[Charts and diagrams as code]

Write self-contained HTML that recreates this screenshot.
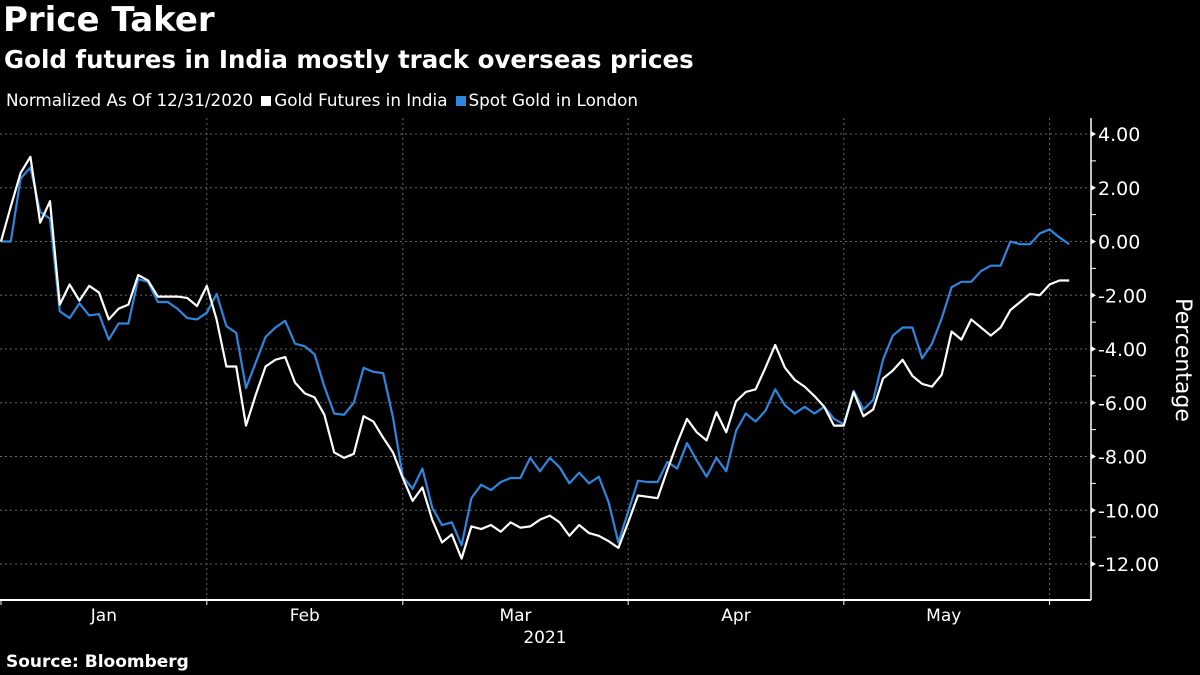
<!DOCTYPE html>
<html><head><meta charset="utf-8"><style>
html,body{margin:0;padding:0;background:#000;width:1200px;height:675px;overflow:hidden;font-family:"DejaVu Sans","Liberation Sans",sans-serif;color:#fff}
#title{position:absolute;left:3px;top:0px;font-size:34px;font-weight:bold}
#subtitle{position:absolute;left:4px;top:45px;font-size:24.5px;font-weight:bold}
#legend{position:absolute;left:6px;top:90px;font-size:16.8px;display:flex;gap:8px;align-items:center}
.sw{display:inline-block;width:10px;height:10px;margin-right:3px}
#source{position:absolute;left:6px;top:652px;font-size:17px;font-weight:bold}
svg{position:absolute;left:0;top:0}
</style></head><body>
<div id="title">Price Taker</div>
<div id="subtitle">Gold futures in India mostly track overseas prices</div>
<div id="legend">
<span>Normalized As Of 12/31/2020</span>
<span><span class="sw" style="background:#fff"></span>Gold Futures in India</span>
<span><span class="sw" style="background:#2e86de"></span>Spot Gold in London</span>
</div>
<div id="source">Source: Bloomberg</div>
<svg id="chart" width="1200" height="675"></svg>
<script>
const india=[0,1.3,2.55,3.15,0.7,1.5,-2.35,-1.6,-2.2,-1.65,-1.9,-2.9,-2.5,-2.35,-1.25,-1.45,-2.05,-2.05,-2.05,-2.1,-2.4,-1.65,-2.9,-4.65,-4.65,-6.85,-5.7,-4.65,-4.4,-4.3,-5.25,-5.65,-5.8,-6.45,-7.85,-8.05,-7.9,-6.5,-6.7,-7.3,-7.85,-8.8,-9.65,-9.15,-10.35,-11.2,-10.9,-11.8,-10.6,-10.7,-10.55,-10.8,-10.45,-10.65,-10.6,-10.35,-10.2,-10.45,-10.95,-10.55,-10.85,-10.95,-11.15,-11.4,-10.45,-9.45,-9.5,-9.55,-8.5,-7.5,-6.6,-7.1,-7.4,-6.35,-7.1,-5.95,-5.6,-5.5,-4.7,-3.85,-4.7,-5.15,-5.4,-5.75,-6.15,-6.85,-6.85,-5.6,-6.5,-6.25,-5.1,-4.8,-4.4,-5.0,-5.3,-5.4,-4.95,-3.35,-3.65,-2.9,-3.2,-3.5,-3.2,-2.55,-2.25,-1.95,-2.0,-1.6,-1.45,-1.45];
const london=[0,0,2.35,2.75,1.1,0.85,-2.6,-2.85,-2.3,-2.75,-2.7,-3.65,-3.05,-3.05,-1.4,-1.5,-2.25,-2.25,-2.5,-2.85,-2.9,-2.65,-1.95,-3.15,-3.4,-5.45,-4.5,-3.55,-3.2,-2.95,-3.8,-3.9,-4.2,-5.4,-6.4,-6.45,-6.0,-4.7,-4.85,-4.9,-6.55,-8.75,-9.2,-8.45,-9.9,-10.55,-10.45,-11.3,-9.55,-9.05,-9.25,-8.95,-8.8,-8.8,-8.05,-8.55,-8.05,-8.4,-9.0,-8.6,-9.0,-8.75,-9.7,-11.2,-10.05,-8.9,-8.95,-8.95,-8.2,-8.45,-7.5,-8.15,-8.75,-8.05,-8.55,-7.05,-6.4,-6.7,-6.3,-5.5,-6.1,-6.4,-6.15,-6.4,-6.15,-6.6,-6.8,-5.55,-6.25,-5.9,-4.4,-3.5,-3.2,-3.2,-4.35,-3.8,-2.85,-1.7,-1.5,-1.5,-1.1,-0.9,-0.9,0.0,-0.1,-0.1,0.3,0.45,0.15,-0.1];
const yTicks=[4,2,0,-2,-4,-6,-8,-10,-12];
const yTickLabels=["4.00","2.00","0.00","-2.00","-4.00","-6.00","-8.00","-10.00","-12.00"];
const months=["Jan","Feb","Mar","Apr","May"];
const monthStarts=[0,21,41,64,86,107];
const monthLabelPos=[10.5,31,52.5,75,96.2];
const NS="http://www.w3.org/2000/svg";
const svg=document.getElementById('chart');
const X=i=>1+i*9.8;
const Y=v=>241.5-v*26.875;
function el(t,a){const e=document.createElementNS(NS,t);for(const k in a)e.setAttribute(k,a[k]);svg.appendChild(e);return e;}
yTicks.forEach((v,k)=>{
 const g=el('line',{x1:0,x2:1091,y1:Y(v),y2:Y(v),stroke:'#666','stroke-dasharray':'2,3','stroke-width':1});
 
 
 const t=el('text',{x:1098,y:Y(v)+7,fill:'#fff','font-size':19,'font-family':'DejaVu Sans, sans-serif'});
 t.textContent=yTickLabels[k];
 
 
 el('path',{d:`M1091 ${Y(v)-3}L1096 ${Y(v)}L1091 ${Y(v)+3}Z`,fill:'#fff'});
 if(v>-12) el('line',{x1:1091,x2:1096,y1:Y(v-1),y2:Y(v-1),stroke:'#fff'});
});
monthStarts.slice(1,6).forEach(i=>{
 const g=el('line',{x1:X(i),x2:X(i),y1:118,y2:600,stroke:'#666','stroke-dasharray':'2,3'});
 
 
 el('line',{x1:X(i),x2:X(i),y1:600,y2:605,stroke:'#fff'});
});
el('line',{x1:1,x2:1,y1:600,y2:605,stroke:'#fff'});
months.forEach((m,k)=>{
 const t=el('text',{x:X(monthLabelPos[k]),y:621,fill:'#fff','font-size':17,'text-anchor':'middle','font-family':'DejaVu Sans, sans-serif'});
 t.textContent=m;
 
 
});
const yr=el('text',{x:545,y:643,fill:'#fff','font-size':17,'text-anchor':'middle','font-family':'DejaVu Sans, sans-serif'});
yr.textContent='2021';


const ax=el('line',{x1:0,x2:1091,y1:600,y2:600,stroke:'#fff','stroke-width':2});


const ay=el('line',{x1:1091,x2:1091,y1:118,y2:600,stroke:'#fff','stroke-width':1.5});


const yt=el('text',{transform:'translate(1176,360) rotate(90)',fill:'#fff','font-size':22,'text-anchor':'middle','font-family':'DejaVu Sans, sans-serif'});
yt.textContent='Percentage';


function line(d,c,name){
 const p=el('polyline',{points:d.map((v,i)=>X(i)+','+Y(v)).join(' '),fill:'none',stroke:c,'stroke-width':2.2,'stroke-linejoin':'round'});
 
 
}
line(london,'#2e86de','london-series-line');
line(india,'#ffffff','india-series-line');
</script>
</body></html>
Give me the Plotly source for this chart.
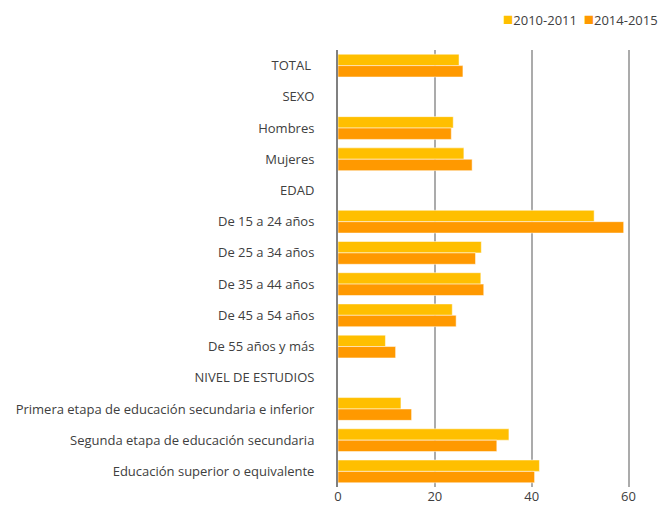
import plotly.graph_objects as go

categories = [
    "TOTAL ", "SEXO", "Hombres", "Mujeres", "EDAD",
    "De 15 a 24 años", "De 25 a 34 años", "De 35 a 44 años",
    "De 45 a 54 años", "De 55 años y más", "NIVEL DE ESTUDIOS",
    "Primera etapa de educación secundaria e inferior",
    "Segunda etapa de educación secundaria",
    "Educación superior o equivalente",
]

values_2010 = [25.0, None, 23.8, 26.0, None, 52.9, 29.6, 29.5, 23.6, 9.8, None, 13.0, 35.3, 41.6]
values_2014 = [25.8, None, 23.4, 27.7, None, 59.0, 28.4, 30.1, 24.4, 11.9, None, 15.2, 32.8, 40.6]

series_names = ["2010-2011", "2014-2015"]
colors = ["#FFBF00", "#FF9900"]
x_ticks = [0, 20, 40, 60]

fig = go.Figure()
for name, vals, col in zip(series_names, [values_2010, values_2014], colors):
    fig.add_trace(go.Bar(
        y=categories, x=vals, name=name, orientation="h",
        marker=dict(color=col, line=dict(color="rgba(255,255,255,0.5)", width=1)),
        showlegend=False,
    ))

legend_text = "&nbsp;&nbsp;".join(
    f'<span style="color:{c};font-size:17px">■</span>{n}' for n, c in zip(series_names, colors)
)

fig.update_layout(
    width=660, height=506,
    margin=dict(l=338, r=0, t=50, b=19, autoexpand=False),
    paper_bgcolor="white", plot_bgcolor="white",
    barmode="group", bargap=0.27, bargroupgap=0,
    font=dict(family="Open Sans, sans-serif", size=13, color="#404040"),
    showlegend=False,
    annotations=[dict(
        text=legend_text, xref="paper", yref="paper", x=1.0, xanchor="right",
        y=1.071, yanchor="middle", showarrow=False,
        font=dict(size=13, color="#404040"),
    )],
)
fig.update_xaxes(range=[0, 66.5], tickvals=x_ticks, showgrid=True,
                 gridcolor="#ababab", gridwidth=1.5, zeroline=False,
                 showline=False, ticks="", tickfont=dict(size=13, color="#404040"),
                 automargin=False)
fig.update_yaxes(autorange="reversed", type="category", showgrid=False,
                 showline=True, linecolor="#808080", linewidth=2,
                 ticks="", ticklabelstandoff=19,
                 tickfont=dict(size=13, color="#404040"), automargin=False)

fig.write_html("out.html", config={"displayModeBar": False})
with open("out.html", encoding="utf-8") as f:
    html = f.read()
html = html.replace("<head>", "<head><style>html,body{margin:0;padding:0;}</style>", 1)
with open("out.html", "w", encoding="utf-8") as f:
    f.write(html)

#### Problem to solve:
Take only the lines above from the one that has "Give me the Plotly source for this chart." through the one that has "x_ticks = [0, 20, 40, 60]" and reproduce them exactly, omitting any pictures.

#### Solution to this problem:
Give me the Plotly source for this chart.
import plotly.graph_objects as go

categories = [
    "TOTAL ", "SEXO", "Hombres", "Mujeres", "EDAD",
    "De 15 a 24 años", "De 25 a 34 años", "De 35 a 44 años",
    "De 45 a 54 años", "De 55 años y más", "NIVEL DE ESTUDIOS",
    "Primera etapa de educación secundaria e inferior",
    "Segunda etapa de educación secundaria",
    "Educación superior o equivalente",
]

values_2010 = [25.0, None, 23.8, 26.0, None, 52.9, 29.6, 29.5, 23.6, 9.8, None, 13.0, 35.3, 41.6]
values_2014 = [25.8, None, 23.4, 27.7, None, 59.0, 28.4, 30.1, 24.4, 11.9, None, 15.2, 32.8, 40.6]

series_names = ["2010-2011", "2014-2015"]
colors = ["#FFBF00", "#FF9900"]
x_ticks = [0, 20, 40, 60]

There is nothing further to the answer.